While August is Water Quality Month, the Texas Water Resources Institute’s water team is always working on water quality, traveling to watersheds throughout Texas. The team is on the road again — this time evaluating water quality near the Texas coast to support local stakeholders in their efforts to restore the water to good health.
TWRI’s water team is conducting bacterial source tracking, or BST, and monitoring water quality for bacteria in five watersheds that drain into the Trinity and Galveston bays: Double, Cedar, Dickinson and Buffalo bayous, and Clear Creek.
“Through this project we hope to support the implementation of management measures identified in the various watershed-based plans to reduce bacteria in the area,” said Stephanie Ruff, a TWRI research assistant and lead for the project. “These plans include the Double Bayou Watershed Protection Plan(WPP), Cedar Bayou WPP, Dickinson Bayou WPP and the Bacteria Implementation Group (BIG) Implementation Plan.”

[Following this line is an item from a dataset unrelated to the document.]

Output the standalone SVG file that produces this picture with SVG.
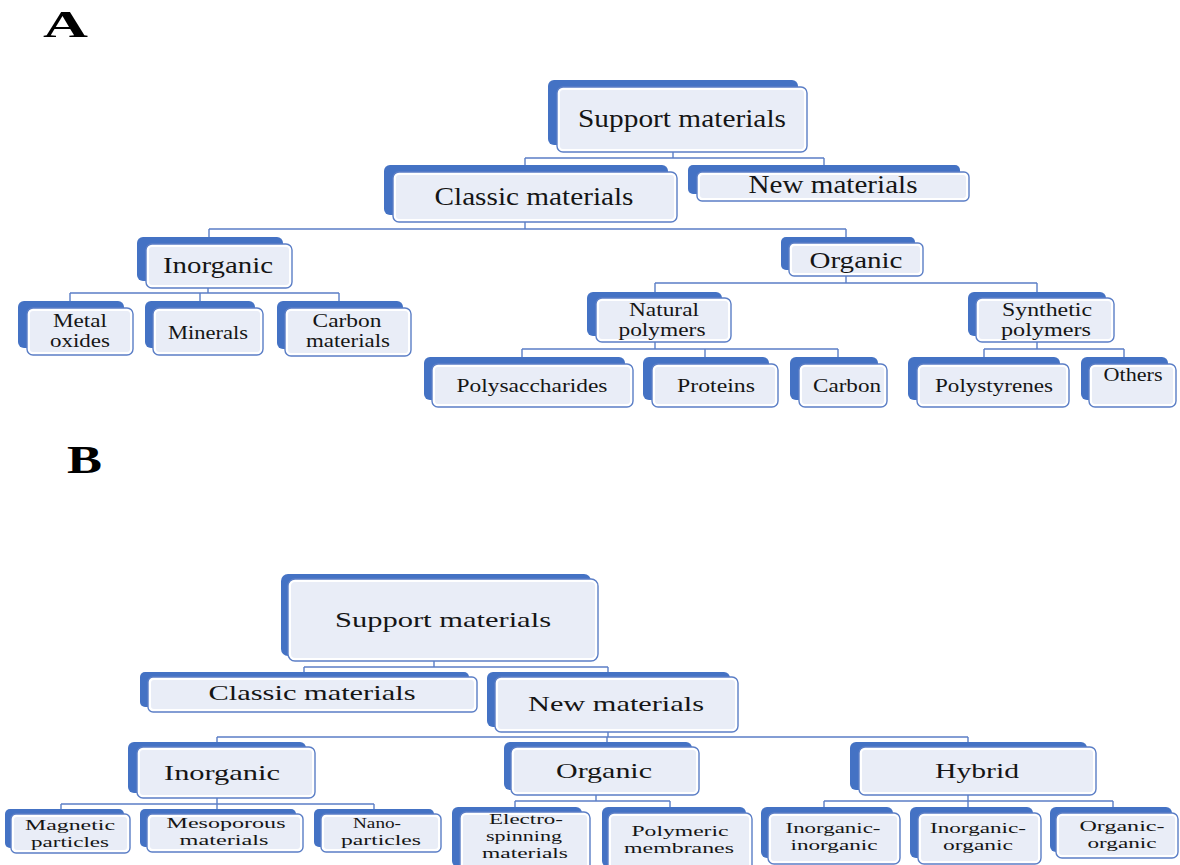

About once a month, members of the water team travel to the coast to collect water quality samples from a designated site along each of the five watersheds. They send the samples to the Texas A&M Soil and Aquatic Microbiology Laboratory (SAML) in College Station to be evaluated. At the sites, the team members also measure pH, temperature, conductivity and dissolved oxygen.
As a part of evaluating the water samples, the College Station lab processes the samples for BST. BST is an assessment tool that uses DNA fingerprinting and other genetic and phenotypic tests to identify and differentiate between wildlife, pets, livestock or human sources of fecal bacteria, including E. coli, in the watersheds. Using DNA fingerprints and bacterial markers, fecal pollution sources are identified by comparing E. coli DNA to those in the Texas E. coli BST Library, a statewide library of known contaminant sources.
The water team is collecting known source fecal samples from the watersheds and the SAML will add the samples to the BST Library.
“All of this monitoring and evaluation as well as input from local experts will result in a thorough knowledge of contributors to bacteria in the various watersheds,” said Dr. Allen Berthold, a TWRI senior research scientist.